Me, I am a communitarian. Like Sanders, probably. I would prefer to live in a society that had higher taxes and more collective benefits, fairly spread around under a scheme of generally shared values, and not of such magnitude as to squelch individual initiative. But is that possible in these united states?
It can be possible with monocultures. It’s nice to live in a place where someone is there, as Steve Sailer writes, to “round down some of the sharp, competitive corners of modern life”. Like Mormonism, which Sailer neatly describes as “a private welfare state, without most of the moral hazard that goes with government welfare states.”
The last time this was tried on a national scale in a mass, diverse place was Johnson’s Great Society and War on Poverty. That resulted in Nixon’s Southern Strategy and, ultimately, in Ronald Reagan and the ascension of conservative politics for a generation. I don’t like that. I’d rather live in a place where those corners are rounded down. But I am also a realist and not a utopian, and do not see how that is possible without a stronger central spine to American life. I don’t know if that’s nationalism, or the unabashed promotion of middle-class values, or a religious revival or even whether I’d like it when I saw it. I just don’t think democratic socialism works well in the present carnival we call the United States.
Well said. If he’s really serious about social capital, civic engagement, and so on, I’d point him to Robert Putnam’s study on how diversity corrodes trust and engagement within communities. Google “Putnam diversity” and there are many popular reports.

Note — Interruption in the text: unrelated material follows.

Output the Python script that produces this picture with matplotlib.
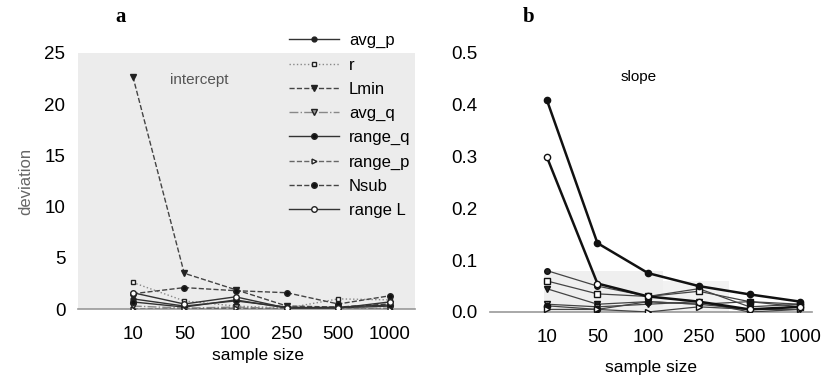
import numpy as np
import matplotlib
matplotlib.use("Agg")
import matplotlib.pyplot as plt

# sample sizes (categorical x axis)
sizes = ["10", "50", "100", "250", "500", "1000"]
series = ["avg_p", "r", "Lmin", "avg_q", "range_q", "range_p", "Nsub", "range L"]

# panel a: intercept deviation
intercept = {
    "avg_p":   [1.0, 0.3, 0.8, 0.2, 0.1, 0.3],
    "r":       [2.6, 0.8, 0.3, 0.1, 1.0, 0.9],
    "Lmin":    [22.7, 3.5, 1.9, 0.3, 0.2, 0.5],
    "avg_q":   [0.3, 0.1, 0.2, 0.05, 0.05, 0.1],
    "range_q": [0.7, 0.2, 0.9, 0.1, 0.2, 0.4],
    "range_p": [0.0, 0.0, 0.1, 0.0, 0.0, 0.0],
    "Nsub":    [1.5, 2.1, 1.8, 1.6, 0.5, 1.3],
    "range L": [1.6, 0.5, 1.2, 0.1, 0.1, 0.7],
}

# panel b: slope deviation
slope = {
    "avg_p":   [0.08, 0.05, 0.03, 0.045, 0.01, 0.015],
    "r":       [0.06, 0.035, 0.03, 0.04, 0.02, 0.01],
    "Lmin":    [0.045, 0.015, 0.02, 0.015, 0.005, 0.01],
    "avg_q":   [0.015, 0.01, 0.015, 0.02, 0.0, 0.005],
    "range_q": [0.012, 0.005, 0.02, 0.015, 0.02, 0.015],
    "range_p": [0.005, 0.005, 0.0, 0.01, 0.005, 0.005],
    "Nsub":    [0.41, 0.133, 0.075, 0.05, 0.034, 0.02],
    "range L": [0.30, 0.055, 0.03, 0.02, 0.005, 0.01],
}

styles = {
    "avg_p":   dict(ls="-",  marker="o", mfc="#222", color="#333", ms=3.5),
    "r":       dict(ls=":",  marker="s", mfc="white", color="#888", ms=3.5),
    "Lmin":    dict(ls="--", marker="v", mfc="#222", color="#444", ms=4),
    "avg_q":   dict(ls="-.", marker="v", mfc="#999", color="#888", ms=4),
    "range_q": dict(ls="-",  marker="o", mfc="#111", color="#333", ms=4),
    "range_p": dict(ls="--", marker=">", mfc="white", color="#666", ms=3.5),
    "Nsub":    dict(ls="--", marker="o", mfc="#111", color="#444", ms=4),
    "range L": dict(ls="-",  marker="o", mfc="white", color="#333", ms=4),
}

plt.rcParams["font.family"] = ["Liberation Sans", "DejaVu Sans"]

fig = plt.figure(figsize=(8.29, 3.84), dpi=100)
ax1 = fig.add_axes([0.094, 0.195, 0.407, 0.667])
ax2 = fig.add_axes([0.591, 0.1875, 0.389, 0.6745])
x = np.arange(len(sizes))

for s in series:
    st = styles[s]
    ax1.plot(x, intercept[s], linestyle=st["ls"], marker=st["marker"],
             color=st["color"], mfc=st["mfc"], mec="#222", ms=st["ms"],
             lw=1.0, label=s, zorder=3)

for s in series:
    st = styles[s]
    lw = 1.8 if s in ("Nsub", "range L") else 0.9
    col = "#111" if s in ("Nsub", "range L") else "#444"
    ax2.plot(x, slope[s], linestyle="-", marker=st["marker"], color=col,
             mfc=st["mfc"], mec="#111", ms=st["ms"] + 0.5, lw=lw, zorder=3)

# light scan patch behind the low slope lines
ax2.axvspan(-0.06, 2.3, ymax=0.16, color="#efefef", lw=0, zorder=0)
ax2.axvspan(2.3, 3.6, ymax=0.12, color="#f2f2f2", lw=0, zorder=0)

ax1.set_facecolor("#ececec")
ax1.set_xlim(-1.07, 5.5)
ax1.set_ylim(0, 25)
ax1.set_yticks([0, 5, 10, 15, 20, 25])
ax2.set_xlim(-1.12, 5.24)
ax2.set_ylim(0, 0.5)
ax2.set_yticks([0.0, 0.1, 0.2, 0.3, 0.4, 0.5])
ax2.set_yticklabels(["0.0", "0.1", "0.2", "0.3", "0.4", "0.5"])

for ax in (ax1, ax2):
    ax.set_xticks(x)
    ax.set_xticklabels(sizes)
    for sp in ("top", "right", "left"):
        ax.spines[sp].set_visible(False)
    ax.spines["bottom"].set_color("#999")
    ax.spines["bottom"].set_linewidth(1.2)
    ax.tick_params(length=0, labelsize=13.5)
    ax.tick_params(axis="x", pad=12)
    ax.tick_params(axis="y", pad=9)

ax1.set_xlabel("sample size", fontsize=12.5, labelpad=4)
ax1.xaxis.label.set_x(0.534)
ax2.set_xlabel("sample size", fontsize=12.5, labelpad=10)
ax1.set_ylabel("deviation", fontsize=12, color="#666", labelpad=8)
ax1.text(0.273, 0.88, "intercept", transform=ax1.transAxes, fontsize=11,
         color="#555")
ax2.text(0.46, 0.89, "slope", transform=ax2.transAxes, fontsize=11,
         ha="center")

fig.legend(loc="upper right", bbox_to_anchor=(0.505, 0.935), frameon=False,
           fontsize=12, handlelength=3.0, labelspacing=0.55,
           handletextpad=0.6, borderpad=0)

fig.text(0.145, 0.955, "a", fontsize=15, fontweight="bold",
         family="Liberation Serif", ha="center", va="center")
fig.text(0.637, 0.955, "b", fontsize=15, fontweight="bold",
         family="Liberation Serif", ha="center", va="center")

fig.savefig("out.png", dpi=100)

The most surprising finding, though, was that diversity corroded trust even among people of the same race. Someone who wasn’t naive or a liar could have seen that diversity would make people of different groups not trust each other. But in that environment, whites stopped trusting other whites, blacks stopped trusting other blacks, etc. In a Tower of Babel climate, we simply hunker down and withdraw into the standalone household.

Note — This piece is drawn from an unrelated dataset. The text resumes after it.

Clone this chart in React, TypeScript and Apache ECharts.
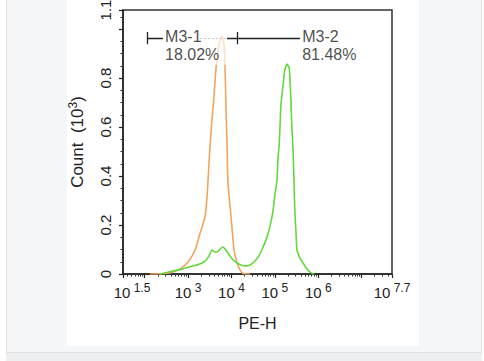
import React, { useEffect, useRef } from 'react';
import * as echarts from 'echarts';

// ---- data (x in log10 units of PE-H, y in Count x10^3) ----
const orangeX = [2.12, 2.47, 2.65, 2.81, 3.0, 3.16, 3.27, 3.39, 3.44, 3.48, 3.5, 3.55, 3.6, 3.64, 3.69, 3.74, 3.78, 3.83, 3.85, 3.87, 3.9, 3.92, 3.99, 4.06, 4.13, 4.2, 4.27, 4.43];
const orangeY = [0, 0.002, 0.008, 0.02, 0.049, 0.098, 0.163, 0.233, 0.322, 0.445, 0.506, 0.629, 0.731, 0.833, 0.914, 0.959, 0.971, 0.935, 0.853, 0.71, 0.506, 0.371, 0.233, 0.098, 0.045, 0.016, 0.002, 0];

const greenX = [2.35, 2.65, 2.86, 3.04, 3.27, 3.39, 3.48, 3.55, 3.62, 3.67, 3.74, 3.8, 3.87, 3.97, 4.04, 4.13, 4.22, 4.33, 4.43, 4.54, 4.63, 4.7, 4.77, 4.84, 4.91, 4.96, 5.0, 5.05, 5.07, 5.1, 5.12, 5.14, 5.19, 5.23, 5.28, 5.33, 5.35, 5.37, 5.39, 5.42, 5.44, 5.46, 5.49, 5.51, 5.58, 5.65, 5.74, 5.81, 5.9];
const greenY = [0, 0.012, 0.02, 0.029, 0.041, 0.053, 0.073, 0.098, 0.09, 0.09, 0.102, 0.11, 0.098, 0.073, 0.057, 0.045, 0.037, 0.033, 0.037, 0.053, 0.073, 0.098, 0.127, 0.163, 0.212, 0.261, 0.322, 0.384, 0.465, 0.527, 0.608, 0.69, 0.771, 0.833, 0.857, 0.841, 0.792, 0.71, 0.608, 0.506, 0.384, 0.261, 0.159, 0.098, 0.065, 0.045, 0.02, 0.008, 0];

// axis ticks / labels
const X_MIN = 1.5;
const X_MAX = 7.7;
const Y_MAX = 1.078;
const xLabelValues = [1.5, 3, 4, 5, 6, 7.7];
const xLabelExps = ['1.5', '3', '4', '5', '6', '7.7'];
const xMajorTicks = [1.5, 2, 3, 4, 5, 6, 7, 7.7];
const xDecades = [1, 2, 3, 4, 5, 6, 7];
const xMinorMultipliers = [2, 3, 4, 5, 6, 7, 8, 9];
const yLabelValues = [0, 0.2, 0.4, 0.6, 0.8, Y_MAX];
const yLabelTexts = ['0', '0.2', '0.4', '0.6', '0.8', '1.1'];
const yMajorTicks = [0, 0.2, 0.4, 0.6, 0.8, 1.0, Y_MAX];
const yMinorTicks = [0.05, 0.1, 0.15, 0.25, 0.3, 0.35, 0.45, 0.5, 0.55, 0.65, 0.7, 0.75, 0.85, 0.9, 0.95, 1.05];

// gates (markers)
const markerY = 0.963;
const markerTick = 0.025;
const gateM31 = [2.05, 4.13];
const gateM32 = [4.13, 5.58];
const gateNames = ['M3-1', 'M3-2'];
const gatePercents = ['18.02%', '81.48%'];
const gateTextX = [2.47, 5.63];
const nameTextY = 0.971;
const pctTextY = 0.898;
const faintAbove = 0.853;

const ORANGE = '#f4a25c';
const ORANGE_FAINT = '#fbe0c8';
const GREEN = '#62d93b';
const FONT = "'Liberation Sans', Arial, Helvetica, sans-serif";

export default function App() {
  const ref = useRef<HTMLDivElement>(null);

  useEffect(() => {
    document.body.style.margin = '0';
    if (!ref.current) return;
    const chart = echarts.init(ref.current, undefined, { renderer: 'svg' });

    const xMinorTicks: number[] = [];
    xDecades.forEach((d) =>
      xMinorMultipliers.forEach((k) => {
        const v = d + Math.log10(k);
        if (v > X_MIN && v < X_MAX) xMinorTicks.push(v);
      })
    );

    const zip = (xs: number[], ys: number[]) => xs.map((x, i) => [x, ys[i]]);

    // gradient over the orange path's bounding box: faint above `faintAbove`
    const oMax = Math.max(...orangeY);
    const oMin = Math.min(...orangeY);
    const f = Math.max(0, Math.min(1, (oMax - faintAbove) / (oMax - oMin)));
    const orangeColor = new echarts.graphic.LinearGradient(0, 0, 0, 1, [
      { offset: 0, color: ORANGE_FAINT },
      { offset: f, color: ORANGE_FAINT },
      { offset: Math.min(1, f + 0.001), color: ORANGE },
      { offset: 1, color: ORANGE },
    ]);

    const solidSegs = [
      { coords: [[gateM31[0], markerY - markerTick], [gateM31[0], markerY + markerTick]] },
      { coords: [[gateM31[0], markerY], [2.42, markerY]] },
      { coords: [[3.9, markerY], [gateM32[1], markerY]] },
      { coords: [[gateM31[1], markerY - markerTick], [gateM31[1], markerY + markerTick]] },
    ];
    const faintSegs = [{ coords: [[3.27, markerY], [3.9, markerY]] }];

    const textData = [
      { value: [gateTextX[0], nameTextY], name: gateNames[0] },
      { value: [gateTextX[0], pctTextY], name: gatePercents[0] },
      { value: [gateTextX[1], nameTextY], name: gateNames[1] },
      { value: [gateTextX[1], pctTextY], name: gatePercents[1] },
    ];

    const option: any = {
      animation: false,
      textStyle: { fontFamily: FONT },
      grid: {
        left: 123,
        right: 92,
        top: 10,
        bottom: 87,
        show: true,
        borderColor: '#333',
        borderWidth: 1.5,
        backgroundColor: 'transparent',
        containLabel: false,
        outerBoundsMode: 'none',
      },
      xAxis: [
        {
          type: 'value',
          position: 'bottom',
          min: X_MIN,
          max: X_MAX,
          name: 'PE-H',
          nameLocation: 'middle',
          nameGap: 41,
          nameTextStyle: { fontSize: 16, color: '#222', fontFamily: FONT },
          axisLine: { show: true, lineStyle: { color: '#222', width: 1.5 } },
          axisTick: { show: true, customValues: xMajorTicks, length: 4, lineStyle: { color: '#222', width: 1.2 } },
          splitLine: { show: false },
          axisLabel: {
            show: true,
            customValues: xLabelValues,
            margin: 8,
            color: '#222',
            formatter: (v: number) => {
              let idx = 0;
              let best = Infinity;
              xLabelValues.forEach((lv, i) => {
                if (Math.abs(lv - v) < best) {
                  best = Math.abs(lv - v);
                  idx = i;
                }
              });
              return idx === 0
                ? '{b0|10}{s| ' + xLabelExps[idx] + '}'
                : '{b|10}{s| ' + xLabelExps[idx] + '}';
            },
            rich: {
              b0: { fontSize: 15, color: '#222', fontFamily: FONT, padding: [0, 0, 0, 18] },
              b: { fontSize: 15, color: '#222', fontFamily: FONT },
              s: { fontSize: 12, color: '#222', fontFamily: FONT, padding: [0, 0, 8, 0] },
            },
          },
        },
        {
          type: 'value',
          position: 'bottom',
          min: X_MIN,
          max: X_MAX,
          axisLine: { show: false },
          axisTick: { show: true, customValues: xMinorTicks, length: 2.5, lineStyle: { color: '#333', width: 1 } },
          axisLabel: { show: false },
          splitLine: { show: false },
        },
      ],
      yAxis: [
        {
          type: 'value',
          position: 'left',
          min: 0,
          max: Y_MAX,
          name: 'Count  (10{s|3})',
          nameLocation: 'middle',
          nameRotate: 90,
          nameGap: 36,
          nameTextStyle: {
            fontSize: 17,
            color: '#222',
            fontFamily: FONT,
            rich: { s: { fontSize: 12, color: '#222', fontFamily: FONT, padding: [0, 0, 8, 0] } },
          },
          axisLine: { show: true, lineStyle: { color: '#222', width: 1.5 } },
          axisTick: { show: true, customValues: yMajorTicks, length: 4, lineStyle: { color: '#222', width: 1.2 } },
          splitLine: { show: false },
          axisLabel: {
            show: true,
            customValues: yLabelValues,
            rotate: 90,
            margin: 10,
            fontSize: 15,
            color: '#222',
            formatter: (v: number) => {
              let idx = 0;
              let best = Infinity;
              yLabelValues.forEach((lv, i) => {
                if (Math.abs(lv - v) < best) {
                  best = Math.abs(lv - v);
                  idx = i;
                }
              });
              return yLabelTexts[idx];
            },
          },
        },
        {
          type: 'value',
          position: 'left',
          min: 0,
          max: Y_MAX,
          axisLine: { show: false },
          axisTick: { show: true, customValues: yMinorTicks, length: 2.5, lineStyle: { color: '#333', width: 1 } },
          axisLabel: { show: false },
          splitLine: { show: false },
        },
      ],
      series: [
        {
          name: 'orange',
          type: 'line',
          xAxisIndex: 0,
          yAxisIndex: 0,
          data: zip(orangeX, orangeY),
          symbol: 'none',
          smooth: 0.2,
          z: 2,
          lineStyle: { color: orangeColor, width: 1.6 },
        },
        {
          name: 'green',
          type: 'line',
          xAxisIndex: 0,
          yAxisIndex: 0,
          data: zip(greenX, greenY),
          symbol: 'none',
          smooth: 0.2,
          z: 2,
          lineStyle: { color: GREEN, width: 1.6 },
        },
        {
          type: 'lines',
          coordinateSystem: 'cartesian2d',
          xAxisIndex: 0,
          yAxisIndex: 0,
          data: solidSegs,
          z: 5,
          silent: true,
          lineStyle: { color: '#222', width: 1.3, opacity: 1 },
        },
        {
          type: 'lines',
          coordinateSystem: 'cartesian2d',
          xAxisIndex: 0,
          yAxisIndex: 0,
          data: faintSegs,
          z: 5,
          silent: true,
          lineStyle: { color: '#c4c4c4', width: 1, type: [2, 2], opacity: 1 },
        },
        {
          type: 'scatter',
          xAxisIndex: 0,
          yAxisIndex: 0,
          data: textData,
          symbolSize: 0,
          z: 6,
          silent: true,
          label: {
            show: true,
            position: 'right',
            distance: 0,
            formatter: '{b}',
            fontSize: 16,
            color: '#1a1a1a',
            fontFamily: FONT,
          },
        },
      ],
    };

    chart.setOption(option);

    return () => chart.dispose();
  }, []);

  return (
    <div style={{ position: 'relative', width: 484, height: 361, background: '#ffffff', overflow: 'hidden' }}>
      <div
        style={{
          position: 'absolute',
          left: 6,
          top: -2,
          width: 474,
          height: 353,
          background: '#f5f6f7',
          border: '1px solid #dfe1e3',
        }}
      />
      <div style={{ position: 'absolute', left: 6, top: 353, width: 476, height: 8, background: '#eeeff1' }} />
      <div style={{ position: 'absolute', left: 67, top: 0, width: 352, height: 346, background: '#ffffff' }} />
      <div ref={ref} style={{ position: 'absolute', left: 0, top: 0, width: 484, height: 361 }} />
    </div>
  );
}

Putnam’s study measured diversity across racial groups, but I think the same applies to heavily white areas that are highly diverse ethnically, like the Bos-Wash corridor. Folks there are notoriously rude and withdrawn from civic engagement, almost to the point of despair and nihilism. Some of those areas are still heavily white, but they have too many different white groups from the Ellis Island era of high immigration during the previous Gilded Age.
About Sanders’ insistence on the term “Socialism,” he’s one of the small number of modern-day Jews who still carry the ancient, pre-Ashkenazi trait of monotheistic prophesy. Calling his god by any other name would constitute blasphemy (dishonoring the one true god) and idolatry (paying cheap worship to gods going by other names).
Compromising and paying tribute to other-named ideologies, just to make his preaching more acceptable and painless, would be more in line with the ethics of the middleman minority that the Ashkenazim became during their history in Europe. “Labels, schmabels — just do whatcha gotta do to sell the damn beliefs to the gullible goy peasants!”